(Records from a data source)
..........

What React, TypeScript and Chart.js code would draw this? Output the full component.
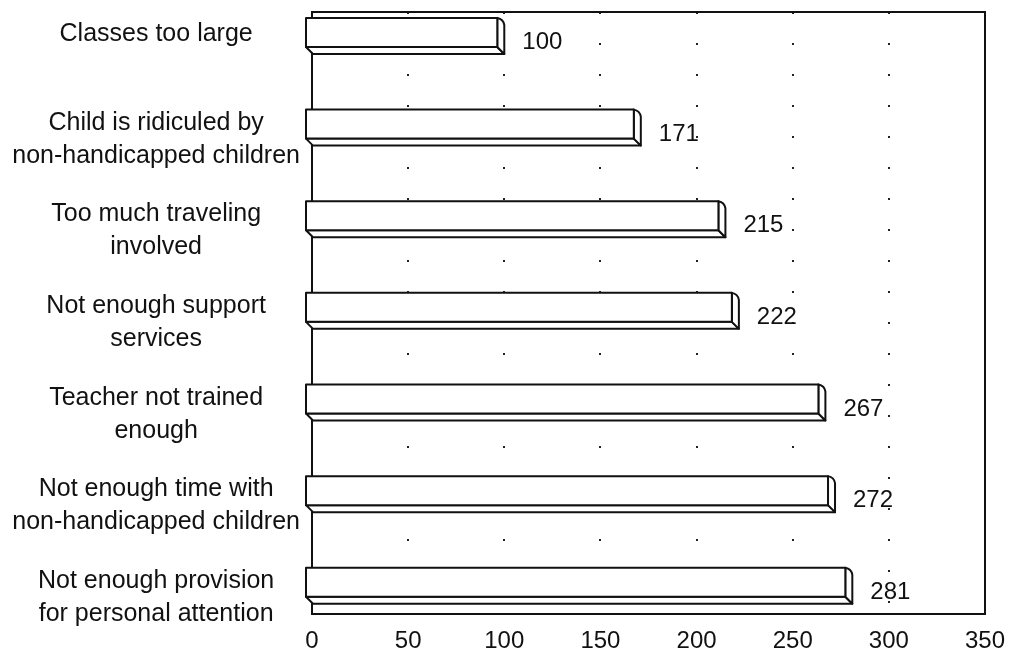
import React, { useEffect, useRef } from "react";
import { Chart, registerables } from "chart.js";

Chart.register(...registerables);

const categories: string[][] = [
  ["Classes too large"],
  ["Child is ridiculed by", "non-handicapped children"],
  ["Too much traveling", "involved"],
  ["Not enough support", "services"],
  ["Teacher not trained", "enough"],
  ["Not enough time with", "non-handicapped children"],
  ["Not enough provision", "for personal attention"],
];
const values: number[] = [100, 171, 215, 222, 267, 272, 281];
const xTicks: number[] = [0, 50, 100, 150, 200, 250, 300, 350];

const FONT = "'Liberation Sans', Arial, Helvetica, sans-serif";
const INK = "#111";
// small visual nudge of the category text relative to the bar (in category units)
const ONE_LINE_NUDGE = -0.06;
const TWO_LINE_NUDGE = 0.09;

const bar3d = {
  id: "bar3d",
  beforeDatasetsDraw(chart: any) {
    const { ctx, chartArea: a } = chart;
    ctx.save();
    ctx.strokeStyle = INK;
    ctx.lineWidth = 2;
    ctx.strokeRect(a.left, a.top, a.right - a.left, a.bottom - a.top);
    ctx.restore();
  },
  afterDatasetsDraw(chart: any) {
    const { ctx } = chart;
    const meta = chart.getDatasetMeta(0);
    const d = 7;
    ctx.save();
    ctx.lineJoin = "round";
    meta.data.forEach((el: any, i: number) => {
      const { x, y, base, height } = el.getProps(["x", "y", "base", "height"], true);
      const left = base;
      const right = x;
      const top = y - height / 2;
      const bottom = y + height / 2;
      ctx.fillStyle = "#fff";
      ctx.strokeStyle = INK;
      ctx.lineWidth = 2;
      // bottom face
      ctx.beginPath();
      ctx.moveTo(left - d, bottom - d);
      ctx.lineTo(left, bottom);
      ctx.lineTo(right, bottom);
      ctx.lineTo(right - d, bottom - d);
      ctx.closePath();
      ctx.fill();
      ctx.stroke();
      // right face
      ctx.beginPath();
      ctx.moveTo(right - d, top - d);
      ctx.quadraticCurveTo(right - 1, top - d + 1, right, top);
      ctx.lineTo(right, bottom);
      ctx.lineTo(right - d, bottom - d);
      ctx.closePath();
      ctx.fill();
      ctx.stroke();
      // front face
      ctx.beginPath();
      ctx.rect(left - d, top - d, right - left, bottom - top);
      ctx.fill();
      ctx.stroke();
      // value label
      ctx.fillStyle = INK;
      ctx.font = `24px ${FONT}`;
      ctx.textAlign = "left";
      ctx.textBaseline = "middle";
      ctx.fillText(String(values[i]), right + 18, y + 3);
    });
    ctx.restore();
  },
};

const zeroPad = (s: any) => {
  s.paddingTop = 0;
  s.paddingBottom = 0;
  s.paddingLeft = 0;
  s.paddingRight = 0;
};

export default function App() {
  const ref = useRef<HTMLCanvasElement | null>(null);
  useEffect(() => {
    if (!ref.current) return;
    Chart.defaults.font.family = FONT;
    const chart = new Chart(ref.current, {
      type: "bar",
      data: {
        datasets: [
          {
            data: values.map((v, i) => ({ x: v, y: i })),
            backgroundColor: "rgba(0,0,0,0)",
            borderWidth: 0,
            barThickness: 29,
          },
        ],
      },
      options: {
        indexAxis: "y",
        animation: false,
        responsive: true,
        maintainAspectRatio: false,
        layout: { padding: { top: 12, right: 25, left: 0, bottom: 0 } },
        plugins: { legend: { display: false }, tooltip: { enabled: false } },
        scales: {
          x: {
            type: "linear",
            min: 0,
            max: 350,
            offset: false,
            afterBuildTicks: (s: any) => {
              s.ticks = xTicks.map((v) => ({ value: v }));
            },
            afterFit: (s: any) => {
              s.height = 43;
              zeroPad(s);
            },
            grid: {
              color: (c: any) =>
                c.tick && (c.tick.value === 0 || c.tick.value === 350) ? "rgba(0,0,0,0)" : "#222",
              lineWidth: 2,
              drawTicks: false,
              offset: false,
            },
            border: { display: false, dash: [2, 29], dashOffset: 0 },
            ticks: {
              color: INK,
              font: { size: 24, family: FONT },
              padding: 13,
              maxRotation: 0,
            },
          },
          y: {
            type: "linear",
            reverse: true,
            min: -0.3,
            max: 6.27,
            offset: false,
            afterBuildTicks: (s: any) => {
              s.ticks = categories.map((c, i) => ({
                value: i + (c.length > 1 ? TWO_LINE_NUDGE : ONE_LINE_NUDGE),
              }));
            },
            afterFit: (s: any) => {
              s.width = 312;
              zeroPad(s);
            },
            grid: { display: false, drawTicks: false, offset: false },
            border: { display: false },
            ticks: {
              color: INK,
              crossAlign: "center",
              padding: 12,
              font: { size: 25, family: FONT, lineHeight: 1.32 },
              callback: (v: any) => categories[Math.round(Number(v))] ?? "",
            },
          },
        },
      },
      plugins: [bar3d],
    } as any);
    return () => chart.destroy();
  }, []);
  return (
    <div style={{ position: "fixed", left: 0, top: 0, width: 1010, height: 657, background: "#fff" }}>
      <canvas ref={ref} />
    </div>
  );
}
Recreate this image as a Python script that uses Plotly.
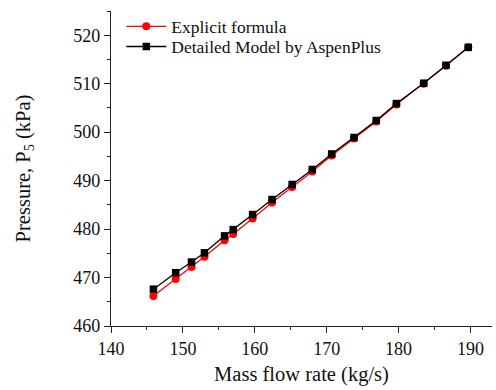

..........

Strip out the pictures and quote the remaining data word for word.

# Exercise response:
What React, TypeScript and Chart.js code would draw this? Output the full component.
import React, { useEffect, useRef } from "react";
import { Chart, registerables } from "chart.js";

Chart.register(...registerables);

const categories: string[][] = [
  ["Classes too large"],
  ["Child is ridiculed by", "non-handicapped children"],
  ["Too much traveling", "involved"],
  ["Not enough support", "services"],
  ["Teacher not trained", "enough"],
  ["Not enough time with", "non-handicapped children"],
  ["Not enough provision", "for personal attention"],
];
const values: number[] = [100, 171, 215, 222, 267, 272, 281];
const xTicks: number[] = [0, 50, 100, 150, 200, 250, 300, 350];

const FONT = "'Liberation Sans', Arial, Helvetica, sans-serif";
const INK = "#111";
// small visual nudge of the category text relative to the bar (in category units)
const ONE_LINE_NUDGE = -0.06;
const TWO_LINE_NUDGE = 0.09;

const bar3d = {
  id: "bar3d",
  beforeDatasetsDraw(chart: any) {
    const { ctx, chartArea: a } = chart;
    ctx.save();
    ctx.strokeStyle = INK;
    ctx.lineWidth = 2;
    ctx.strokeRect(a.left, a.top, a.right - a.left, a.bottom - a.top);
    ctx.restore();
  },
  afterDatasetsDraw(chart: any) {
    const { ctx } = chart;
    const meta = chart.getDatasetMeta(0);
    const d = 7;
    ctx.save();
    ctx.lineJoin = "round";
    meta.data.forEach((el: any, i: number) => {
      const { x, y, base, height } = el.getProps(["x", "y", "base", "height"], true);
      const left = base;
      const right = x;
      const top = y - height / 2;
      const bottom = y + height / 2;
      ctx.fillStyle = "#fff";
      ctx.strokeStyle = INK;
      ctx.lineWidth = 2;
      // bottom face
      ctx.beginPath();
      ctx.moveTo(left - d, bottom - d);
      ctx.lineTo(left, bottom);
      ctx.lineTo(right, bottom);
      ctx.lineTo(right - d, bottom - d);
      ctx.closePath();
      ctx.fill();
      ctx.stroke();
      // right face
      ctx.beginPath();
      ctx.moveTo(right - d, top - d);
      ctx.quadraticCurveTo(right - 1, top - d + 1, right, top);
      ctx.lineTo(right, bottom);
      ctx.lineTo(right - d, bottom - d);
      ctx.closePath();
      ctx.fill();
      ctx.stroke();
      // front face
      ctx.beginPath();
      ctx.rect(left - d, top - d, right - left, bottom - top);
      ctx.fill();
      ctx.stroke();
      // value label
      ctx.fillStyle = INK;
      ctx.font = `24px ${FONT}`;
      ctx.textAlign = "left";
      ctx.textBaseline = "middle";
      ctx.fillText(String(values[i]), right + 18, y + 3);
    });
    ctx.restore();
  },
};

const zeroPad = (s: any) => {
  s.paddingTop = 0;
  s.paddingBottom = 0;
  s.paddingLeft = 0;
  s.paddingRight = 0;
};

export default function App() {
  const ref = useRef<HTMLCanvasElement | null>(null);
  useEffect(() => {
    if (!ref.current) return;
    Chart.defaults.font.family = FONT;
    const chart = new Chart(ref.current, {
      type: "bar",
      data: {
        datasets: [
          {
            data: values.map((v, i) => ({ x: v, y: i })),
            backgroundColor: "rgba(0,0,0,0)",
            borderWidth: 0,
            barThickness: 29,
          },
        ],
      },
      options: {
        indexAxis: "y",
        animation: false,
        responsive: true,
        maintainAspectRatio: false,
        layout: { padding: { top: 12, right: 25, left: 0, bottom: 0 } },
        plugins: { legend: { display: false }, tooltip: { enabled: false } },
        scales: {
          x: {
            type: "linear",
            min: 0,
            max: 350,
            offset: false,
            afterBuildTicks: (s: any) => {
              s.ticks = xTicks.map((v) => ({ value: v }));
            },
            afterFit: (s: any) => {
              s.height = 43;
              zeroPad(s);
            },
            grid: {
              color: (c: any) =>
                c.tick && (c.tick.value === 0 || c.tick.value === 350) ? "rgba(0,0,0,0)" : "#222",
              lineWidth: 2,
              drawTicks: false,
              offset: false,
            },
            border: { display: false, dash: [2, 29], dashOffset: 0 },
            ticks: {
              color: INK,
              font: { size: 24, family: FONT },
              padding: 13,
              maxRotation: 0,
            },
          },
          y: {
            type: "linear",
            reverse: true,
            min: -0.3,
            max: 6.27,
            offset: false,
            afterBuildTicks: (s: any) => {
              s.ticks = categories.map((c, i) => ({
                value: i + (c.length > 1 ? TWO_LINE_NUDGE : ONE_LINE_NUDGE),
              }));
            },
            afterFit: (s: any) => {
              s.width = 312;
              zeroPad(s);
            },
            grid: { display: false, drawTicks: false, offset: false },
            border: { display: false },
            ticks: {
              color: INK,
              crossAlign: "center",
              padding: 12,
              font: { size: 25, family: FONT, lineHeight: 1.32 },
              callback: (v: any) => categories[Math.round(Number(v))] ?? "",
            },
          },
        },
      },
      plugins: [bar3d],
    } as any);
    return () => chart.destroy();
  }, []);
  return (
    <div style={{ position: "fixed", left: 0, top: 0, width: 1010, height: 657, background: "#fff" }}>
      <canvas ref={ref} />
    </div>
  );
}
Recreate this image as a Python script that uses Plotly.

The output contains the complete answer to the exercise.